--- Start of DATA SECTION ---

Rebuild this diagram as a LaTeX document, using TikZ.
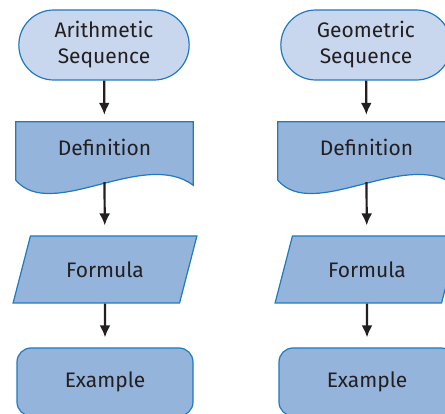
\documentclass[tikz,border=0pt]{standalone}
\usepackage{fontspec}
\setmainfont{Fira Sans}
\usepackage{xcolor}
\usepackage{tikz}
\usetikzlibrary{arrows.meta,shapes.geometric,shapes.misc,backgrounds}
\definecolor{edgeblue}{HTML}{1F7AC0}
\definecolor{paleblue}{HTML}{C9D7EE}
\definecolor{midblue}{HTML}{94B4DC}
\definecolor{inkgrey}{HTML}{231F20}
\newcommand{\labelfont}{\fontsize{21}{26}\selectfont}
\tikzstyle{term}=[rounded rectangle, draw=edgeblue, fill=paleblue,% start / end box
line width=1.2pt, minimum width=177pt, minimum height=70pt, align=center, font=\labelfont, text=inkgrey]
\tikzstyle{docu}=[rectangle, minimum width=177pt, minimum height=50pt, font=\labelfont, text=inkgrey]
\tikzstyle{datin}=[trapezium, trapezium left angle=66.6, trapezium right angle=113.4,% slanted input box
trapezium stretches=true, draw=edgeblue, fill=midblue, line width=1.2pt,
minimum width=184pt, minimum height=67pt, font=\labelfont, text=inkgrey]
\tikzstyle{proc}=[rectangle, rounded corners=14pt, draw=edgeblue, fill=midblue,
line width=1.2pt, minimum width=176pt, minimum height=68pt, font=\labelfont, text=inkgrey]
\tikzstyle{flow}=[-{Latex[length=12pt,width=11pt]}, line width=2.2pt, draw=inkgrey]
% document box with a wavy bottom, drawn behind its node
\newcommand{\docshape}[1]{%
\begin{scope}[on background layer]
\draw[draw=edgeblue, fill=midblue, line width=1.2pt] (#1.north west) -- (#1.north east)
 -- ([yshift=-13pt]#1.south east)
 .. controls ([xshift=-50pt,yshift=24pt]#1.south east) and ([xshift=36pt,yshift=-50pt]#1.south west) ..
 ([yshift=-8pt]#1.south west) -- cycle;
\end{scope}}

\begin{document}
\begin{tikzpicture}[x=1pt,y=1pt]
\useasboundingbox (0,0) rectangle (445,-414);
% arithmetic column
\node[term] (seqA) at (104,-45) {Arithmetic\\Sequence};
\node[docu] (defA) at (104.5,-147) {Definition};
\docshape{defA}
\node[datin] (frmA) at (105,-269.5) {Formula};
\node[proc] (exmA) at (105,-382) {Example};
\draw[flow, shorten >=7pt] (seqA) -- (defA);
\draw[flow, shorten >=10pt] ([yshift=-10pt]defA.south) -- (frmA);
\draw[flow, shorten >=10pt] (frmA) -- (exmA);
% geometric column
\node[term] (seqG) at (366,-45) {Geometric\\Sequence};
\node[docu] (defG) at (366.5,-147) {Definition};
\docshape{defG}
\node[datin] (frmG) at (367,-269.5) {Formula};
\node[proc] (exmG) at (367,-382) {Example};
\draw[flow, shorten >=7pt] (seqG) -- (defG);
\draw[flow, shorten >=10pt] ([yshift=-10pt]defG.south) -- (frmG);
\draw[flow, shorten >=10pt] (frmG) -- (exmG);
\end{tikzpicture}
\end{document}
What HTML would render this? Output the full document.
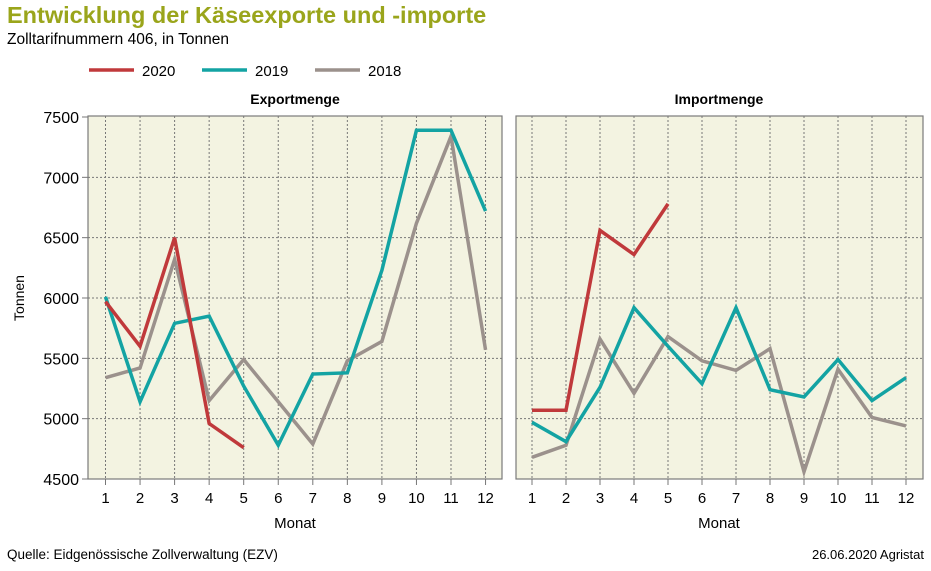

--- End of DATA SECTION ---

### WHAT TO PRODUCE
Would you set down the listing exactly, omitting pictures?

### ANSWER IN FULL
Rebuild this diagram as a LaTeX document, using TikZ.
\documentclass[tikz,border=0pt]{standalone}
\usepackage{fontspec}
\setmainfont{Fira Sans}
\usepackage{xcolor}
\usepackage{tikz}
\usetikzlibrary{arrows.meta,shapes.geometric,shapes.misc,backgrounds}
\definecolor{edgeblue}{HTML}{1F7AC0}
\definecolor{paleblue}{HTML}{C9D7EE}
\definecolor{midblue}{HTML}{94B4DC}
\definecolor{inkgrey}{HTML}{231F20}
\newcommand{\labelfont}{\fontsize{21}{26}\selectfont}
\tikzstyle{term}=[rounded rectangle, draw=edgeblue, fill=paleblue,% start / end box
line width=1.2pt, minimum width=177pt, minimum height=70pt, align=center, font=\labelfont, text=inkgrey]
\tikzstyle{docu}=[rectangle, minimum width=177pt, minimum height=50pt, font=\labelfont, text=inkgrey]
\tikzstyle{datin}=[trapezium, trapezium left angle=66.6, trapezium right angle=113.4,% slanted input box
trapezium stretches=true, draw=edgeblue, fill=midblue, line width=1.2pt,
minimum width=184pt, minimum height=67pt, font=\labelfont, text=inkgrey]
\tikzstyle{proc}=[rectangle, rounded corners=14pt, draw=edgeblue, fill=midblue,
line width=1.2pt, minimum width=176pt, minimum height=68pt, font=\labelfont, text=inkgrey]
\tikzstyle{flow}=[-{Latex[length=12pt,width=11pt]}, line width=2.2pt, draw=inkgrey]
% document box with a wavy bottom, drawn behind its node
\newcommand{\docshape}[1]{%
\begin{scope}[on background layer]
\draw[draw=edgeblue, fill=midblue, line width=1.2pt] (#1.north west) -- (#1.north east)
 -- ([yshift=-13pt]#1.south east)
 .. controls ([xshift=-50pt,yshift=24pt]#1.south east) and ([xshift=36pt,yshift=-50pt]#1.south west) ..
 ([yshift=-8pt]#1.south west) -- cycle;
\end{scope}}

\begin{document}
\begin{tikzpicture}[x=1pt,y=1pt]
\useasboundingbox (0,0) rectangle (445,-414);
% arithmetic column
\node[term] (seqA) at (104,-45) {Arithmetic\\Sequence};
\node[docu] (defA) at (104.5,-147) {Definition};
\docshape{defA}
\node[datin] (frmA) at (105,-269.5) {Formula};
\node[proc] (exmA) at (105,-382) {Example};
\draw[flow, shorten >=7pt] (seqA) -- (defA);
\draw[flow, shorten >=10pt] ([yshift=-10pt]defA.south) -- (frmA);
\draw[flow, shorten >=10pt] (frmA) -- (exmA);
% geometric column
\node[term] (seqG) at (366,-45) {Geometric\\Sequence};
\node[docu] (defG) at (366.5,-147) {Definition};
\docshape{defG}
\node[datin] (frmG) at (367,-269.5) {Formula};
\node[proc] (exmG) at (367,-382) {Example};
\draw[flow, shorten >=7pt] (seqG) -- (defG);
\draw[flow, shorten >=10pt] ([yshift=-10pt]defG.south) -- (frmG);
\draw[flow, shorten >=10pt] (frmG) -- (exmG);
\end{tikzpicture}
\end{document}
What HTML would render this? Output the full document.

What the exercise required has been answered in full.